You must vote
Elections to Parliament will be held on Oct 20. The polls are long overdue.
The process should have started three years ago but it was sidetracked by the distribution of National Identity Cards and election cards. There is also doubts expressed by political parties, civil society and people about the system of voting for candidates.
Some complain about the non-transferability of votes and call it unjust. They want a system like earlier when the voter had favourites in any region or any polling centre.
Moreover, there is a loss of interest among voters in participation in elections. The lukewarm response has caused even high-ranking authorities in the government to criticise the process.
Dr. Abdullah Abdullah, chief executive of the national unity government, blamed poor awareness among people about the elections. The chief executive says that the response of people to register their names on voters' lists has been poor, particularly among women. There is a need to hold programmes to encourage more people to join in, he says.

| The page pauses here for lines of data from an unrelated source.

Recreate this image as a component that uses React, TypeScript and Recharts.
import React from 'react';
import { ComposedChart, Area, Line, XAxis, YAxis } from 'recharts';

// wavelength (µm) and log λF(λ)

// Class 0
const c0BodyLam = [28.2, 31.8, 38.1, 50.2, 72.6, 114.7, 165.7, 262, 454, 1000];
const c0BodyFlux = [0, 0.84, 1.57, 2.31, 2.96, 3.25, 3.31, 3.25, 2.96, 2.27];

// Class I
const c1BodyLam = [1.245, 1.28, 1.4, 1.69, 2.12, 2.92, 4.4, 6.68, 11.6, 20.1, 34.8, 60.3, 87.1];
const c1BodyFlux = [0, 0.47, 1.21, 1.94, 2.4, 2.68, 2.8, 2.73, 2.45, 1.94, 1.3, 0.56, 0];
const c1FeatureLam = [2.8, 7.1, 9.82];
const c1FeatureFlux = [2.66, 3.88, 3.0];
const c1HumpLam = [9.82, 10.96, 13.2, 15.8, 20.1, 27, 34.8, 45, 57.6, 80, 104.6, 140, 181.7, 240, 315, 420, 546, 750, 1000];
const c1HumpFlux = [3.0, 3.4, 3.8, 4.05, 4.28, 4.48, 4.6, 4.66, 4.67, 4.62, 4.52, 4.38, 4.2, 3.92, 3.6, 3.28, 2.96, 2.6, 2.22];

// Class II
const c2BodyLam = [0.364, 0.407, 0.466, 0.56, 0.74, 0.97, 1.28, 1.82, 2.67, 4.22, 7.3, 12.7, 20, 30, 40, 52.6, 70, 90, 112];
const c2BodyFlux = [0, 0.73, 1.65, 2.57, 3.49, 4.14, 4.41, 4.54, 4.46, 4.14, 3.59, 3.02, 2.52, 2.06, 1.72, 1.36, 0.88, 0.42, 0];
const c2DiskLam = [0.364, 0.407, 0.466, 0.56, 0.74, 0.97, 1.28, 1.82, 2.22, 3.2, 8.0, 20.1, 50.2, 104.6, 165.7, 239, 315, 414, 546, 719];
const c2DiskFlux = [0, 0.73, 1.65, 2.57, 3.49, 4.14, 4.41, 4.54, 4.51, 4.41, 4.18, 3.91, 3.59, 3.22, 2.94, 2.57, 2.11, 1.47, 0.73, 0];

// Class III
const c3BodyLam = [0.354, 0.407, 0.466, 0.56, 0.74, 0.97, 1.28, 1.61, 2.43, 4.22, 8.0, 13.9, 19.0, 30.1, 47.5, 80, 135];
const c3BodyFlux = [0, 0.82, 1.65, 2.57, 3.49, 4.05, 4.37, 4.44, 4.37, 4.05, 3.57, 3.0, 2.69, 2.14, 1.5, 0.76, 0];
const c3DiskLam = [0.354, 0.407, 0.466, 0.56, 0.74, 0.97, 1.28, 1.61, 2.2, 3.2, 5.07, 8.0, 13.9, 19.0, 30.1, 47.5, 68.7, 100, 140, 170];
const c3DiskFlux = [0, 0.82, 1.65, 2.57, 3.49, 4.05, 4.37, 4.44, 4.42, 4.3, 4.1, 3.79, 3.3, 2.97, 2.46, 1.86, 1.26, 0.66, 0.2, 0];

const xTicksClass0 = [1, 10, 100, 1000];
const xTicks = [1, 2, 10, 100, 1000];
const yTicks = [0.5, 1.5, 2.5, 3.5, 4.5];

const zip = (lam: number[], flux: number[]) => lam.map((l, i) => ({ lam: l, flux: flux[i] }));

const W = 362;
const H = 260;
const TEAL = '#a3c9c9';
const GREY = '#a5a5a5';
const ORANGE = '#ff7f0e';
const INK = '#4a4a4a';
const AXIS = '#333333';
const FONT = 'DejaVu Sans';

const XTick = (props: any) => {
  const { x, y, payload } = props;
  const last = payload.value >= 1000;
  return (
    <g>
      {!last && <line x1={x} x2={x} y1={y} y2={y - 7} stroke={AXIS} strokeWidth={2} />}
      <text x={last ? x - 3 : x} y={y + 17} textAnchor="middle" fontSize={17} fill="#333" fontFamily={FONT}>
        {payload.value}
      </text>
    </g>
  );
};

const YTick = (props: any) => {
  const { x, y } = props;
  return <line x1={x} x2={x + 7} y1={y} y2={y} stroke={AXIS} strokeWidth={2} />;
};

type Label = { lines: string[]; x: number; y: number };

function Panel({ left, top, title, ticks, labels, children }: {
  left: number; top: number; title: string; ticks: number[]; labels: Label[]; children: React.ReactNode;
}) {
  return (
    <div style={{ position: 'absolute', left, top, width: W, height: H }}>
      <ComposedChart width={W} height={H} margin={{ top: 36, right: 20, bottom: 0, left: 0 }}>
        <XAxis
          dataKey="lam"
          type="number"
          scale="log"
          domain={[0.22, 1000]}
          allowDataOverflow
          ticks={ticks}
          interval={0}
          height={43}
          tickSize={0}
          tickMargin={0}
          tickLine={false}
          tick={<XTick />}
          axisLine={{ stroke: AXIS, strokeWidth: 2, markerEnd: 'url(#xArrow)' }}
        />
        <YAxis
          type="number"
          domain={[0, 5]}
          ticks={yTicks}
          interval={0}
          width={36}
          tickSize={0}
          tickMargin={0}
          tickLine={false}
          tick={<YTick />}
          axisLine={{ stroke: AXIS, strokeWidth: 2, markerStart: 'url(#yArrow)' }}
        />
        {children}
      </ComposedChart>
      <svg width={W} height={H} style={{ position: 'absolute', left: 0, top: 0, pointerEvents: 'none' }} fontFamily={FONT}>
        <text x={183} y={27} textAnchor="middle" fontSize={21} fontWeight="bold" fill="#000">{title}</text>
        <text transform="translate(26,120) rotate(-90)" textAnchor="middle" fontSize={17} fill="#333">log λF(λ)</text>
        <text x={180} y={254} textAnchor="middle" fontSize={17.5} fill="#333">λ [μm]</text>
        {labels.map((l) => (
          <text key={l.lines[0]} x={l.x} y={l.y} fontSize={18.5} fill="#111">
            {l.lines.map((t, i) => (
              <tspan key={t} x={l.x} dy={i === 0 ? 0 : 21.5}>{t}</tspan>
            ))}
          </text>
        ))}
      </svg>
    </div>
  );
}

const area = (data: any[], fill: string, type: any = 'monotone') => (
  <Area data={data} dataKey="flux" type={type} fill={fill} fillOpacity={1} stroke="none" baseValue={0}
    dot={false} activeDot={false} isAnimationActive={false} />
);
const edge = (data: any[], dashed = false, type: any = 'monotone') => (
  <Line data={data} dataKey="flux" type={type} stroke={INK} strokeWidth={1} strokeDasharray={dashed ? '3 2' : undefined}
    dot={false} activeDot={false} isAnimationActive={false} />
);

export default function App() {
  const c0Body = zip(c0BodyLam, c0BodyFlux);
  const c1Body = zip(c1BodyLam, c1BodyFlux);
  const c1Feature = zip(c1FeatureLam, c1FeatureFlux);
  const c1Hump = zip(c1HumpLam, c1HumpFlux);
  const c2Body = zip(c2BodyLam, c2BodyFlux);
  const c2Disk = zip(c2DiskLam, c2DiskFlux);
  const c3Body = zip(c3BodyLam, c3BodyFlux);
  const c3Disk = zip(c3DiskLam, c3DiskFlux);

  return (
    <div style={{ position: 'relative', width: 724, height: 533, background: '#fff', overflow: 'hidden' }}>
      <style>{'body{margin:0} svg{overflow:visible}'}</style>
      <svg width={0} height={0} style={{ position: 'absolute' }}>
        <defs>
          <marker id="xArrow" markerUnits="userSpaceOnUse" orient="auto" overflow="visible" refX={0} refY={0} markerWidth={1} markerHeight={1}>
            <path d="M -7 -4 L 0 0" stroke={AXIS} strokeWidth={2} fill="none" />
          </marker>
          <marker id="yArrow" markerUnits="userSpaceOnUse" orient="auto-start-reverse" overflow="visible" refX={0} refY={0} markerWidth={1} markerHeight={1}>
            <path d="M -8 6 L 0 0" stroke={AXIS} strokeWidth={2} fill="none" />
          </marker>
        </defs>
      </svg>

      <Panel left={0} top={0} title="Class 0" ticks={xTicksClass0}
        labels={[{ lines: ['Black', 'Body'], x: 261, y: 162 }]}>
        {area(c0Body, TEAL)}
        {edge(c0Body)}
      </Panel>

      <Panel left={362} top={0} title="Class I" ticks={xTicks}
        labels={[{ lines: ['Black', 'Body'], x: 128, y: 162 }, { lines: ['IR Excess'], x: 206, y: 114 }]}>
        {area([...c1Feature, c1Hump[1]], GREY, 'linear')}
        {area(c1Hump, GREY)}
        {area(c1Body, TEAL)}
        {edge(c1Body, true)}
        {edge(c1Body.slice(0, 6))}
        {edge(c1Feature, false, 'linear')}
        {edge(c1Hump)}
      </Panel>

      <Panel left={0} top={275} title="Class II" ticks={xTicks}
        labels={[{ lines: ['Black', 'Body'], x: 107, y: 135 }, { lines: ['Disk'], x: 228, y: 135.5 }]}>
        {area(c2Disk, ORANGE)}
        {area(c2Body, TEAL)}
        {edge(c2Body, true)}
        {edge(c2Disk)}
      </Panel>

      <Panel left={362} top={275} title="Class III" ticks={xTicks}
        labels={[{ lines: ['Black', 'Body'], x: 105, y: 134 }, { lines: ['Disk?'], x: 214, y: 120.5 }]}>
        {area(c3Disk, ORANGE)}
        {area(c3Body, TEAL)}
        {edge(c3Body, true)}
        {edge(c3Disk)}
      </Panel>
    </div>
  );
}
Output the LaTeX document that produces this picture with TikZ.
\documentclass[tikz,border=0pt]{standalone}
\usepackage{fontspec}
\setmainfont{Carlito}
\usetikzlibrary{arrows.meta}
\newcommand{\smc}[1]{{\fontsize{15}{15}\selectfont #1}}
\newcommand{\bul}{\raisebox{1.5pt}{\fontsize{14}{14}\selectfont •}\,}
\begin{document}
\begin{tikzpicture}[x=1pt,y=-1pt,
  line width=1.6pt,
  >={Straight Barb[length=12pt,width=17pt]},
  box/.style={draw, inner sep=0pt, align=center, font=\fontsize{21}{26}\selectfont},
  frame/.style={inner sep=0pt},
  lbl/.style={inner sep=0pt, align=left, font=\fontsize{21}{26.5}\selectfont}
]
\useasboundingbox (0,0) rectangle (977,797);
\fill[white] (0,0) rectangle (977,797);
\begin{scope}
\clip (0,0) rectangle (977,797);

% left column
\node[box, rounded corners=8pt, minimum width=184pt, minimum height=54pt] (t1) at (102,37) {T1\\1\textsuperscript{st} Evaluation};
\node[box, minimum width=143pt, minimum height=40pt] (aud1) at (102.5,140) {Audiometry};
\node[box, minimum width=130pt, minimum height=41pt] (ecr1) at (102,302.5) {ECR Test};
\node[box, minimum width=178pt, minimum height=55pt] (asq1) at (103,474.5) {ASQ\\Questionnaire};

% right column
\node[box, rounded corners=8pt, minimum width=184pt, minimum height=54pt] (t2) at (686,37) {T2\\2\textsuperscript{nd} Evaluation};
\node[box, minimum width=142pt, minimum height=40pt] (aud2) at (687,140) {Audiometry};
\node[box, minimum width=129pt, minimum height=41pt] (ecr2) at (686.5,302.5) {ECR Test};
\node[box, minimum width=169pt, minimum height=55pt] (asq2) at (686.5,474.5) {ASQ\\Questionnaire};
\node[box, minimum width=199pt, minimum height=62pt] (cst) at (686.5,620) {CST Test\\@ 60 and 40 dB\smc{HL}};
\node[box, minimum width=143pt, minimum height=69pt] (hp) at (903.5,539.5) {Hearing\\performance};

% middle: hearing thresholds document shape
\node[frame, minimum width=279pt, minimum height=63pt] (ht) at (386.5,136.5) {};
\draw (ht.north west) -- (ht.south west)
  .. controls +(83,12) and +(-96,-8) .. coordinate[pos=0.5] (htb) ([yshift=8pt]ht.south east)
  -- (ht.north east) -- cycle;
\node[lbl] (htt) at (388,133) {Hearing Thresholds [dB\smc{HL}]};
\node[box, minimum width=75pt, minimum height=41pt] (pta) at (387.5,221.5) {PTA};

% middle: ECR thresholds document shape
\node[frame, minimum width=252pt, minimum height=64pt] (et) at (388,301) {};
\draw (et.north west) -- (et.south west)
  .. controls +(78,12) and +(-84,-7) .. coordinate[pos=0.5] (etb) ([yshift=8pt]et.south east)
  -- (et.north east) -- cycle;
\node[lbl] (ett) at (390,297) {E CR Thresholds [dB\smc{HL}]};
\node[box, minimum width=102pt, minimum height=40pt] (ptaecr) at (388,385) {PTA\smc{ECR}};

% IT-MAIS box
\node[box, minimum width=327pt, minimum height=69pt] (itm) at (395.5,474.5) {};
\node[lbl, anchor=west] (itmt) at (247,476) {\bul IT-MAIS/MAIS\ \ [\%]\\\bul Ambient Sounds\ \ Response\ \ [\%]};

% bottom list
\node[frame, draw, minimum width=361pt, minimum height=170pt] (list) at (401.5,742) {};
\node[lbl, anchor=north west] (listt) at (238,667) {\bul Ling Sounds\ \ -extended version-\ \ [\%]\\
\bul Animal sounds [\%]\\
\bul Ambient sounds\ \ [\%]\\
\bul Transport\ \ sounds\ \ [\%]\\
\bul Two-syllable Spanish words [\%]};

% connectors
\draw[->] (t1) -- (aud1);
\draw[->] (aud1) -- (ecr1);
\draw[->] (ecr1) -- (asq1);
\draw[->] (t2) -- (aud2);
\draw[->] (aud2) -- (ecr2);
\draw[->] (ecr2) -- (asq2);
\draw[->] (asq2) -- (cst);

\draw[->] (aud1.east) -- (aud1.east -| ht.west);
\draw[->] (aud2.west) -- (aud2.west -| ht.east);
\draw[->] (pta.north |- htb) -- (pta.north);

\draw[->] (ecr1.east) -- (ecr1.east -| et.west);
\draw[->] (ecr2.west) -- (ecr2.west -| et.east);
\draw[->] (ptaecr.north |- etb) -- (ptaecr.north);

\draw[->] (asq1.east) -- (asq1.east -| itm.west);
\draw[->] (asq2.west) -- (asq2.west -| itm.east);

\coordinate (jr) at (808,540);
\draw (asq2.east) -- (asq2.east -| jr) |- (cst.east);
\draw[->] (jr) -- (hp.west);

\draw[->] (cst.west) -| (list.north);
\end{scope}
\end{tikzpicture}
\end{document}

Abdullah was speaking at a training programme in the Afghan capital to enlist people to register to vote in the parliamentary polls in different parts of the country. The three-day programme is being conducted simultaneously across the country.
Commenting on the poor response of women particularly, the chief executive said, "Lack of public awareness about elections is one of the reasons for the poor presence of people specifically the women so more awareness should be given in this regard."
The chief executive of the national government of Afghanistan went on to add, "I think more work will have to be done regarding raising public awareness and we are still hopeful that the Afghan people will get organised and we will witness more movement of people to the polling centres (on the day of the election)."
Abdullah asked all sections of people to visit the polling centres to shape the political destiny of their country. No one should lose the opportunity to take part in the election, he appealed.
He reminded people that poll fraud would be checked if more people vote.
Mohammad Yaqub Haidari, governor of Kabul province, said only 800 out of the province's 1.5 million eligible voters have registered.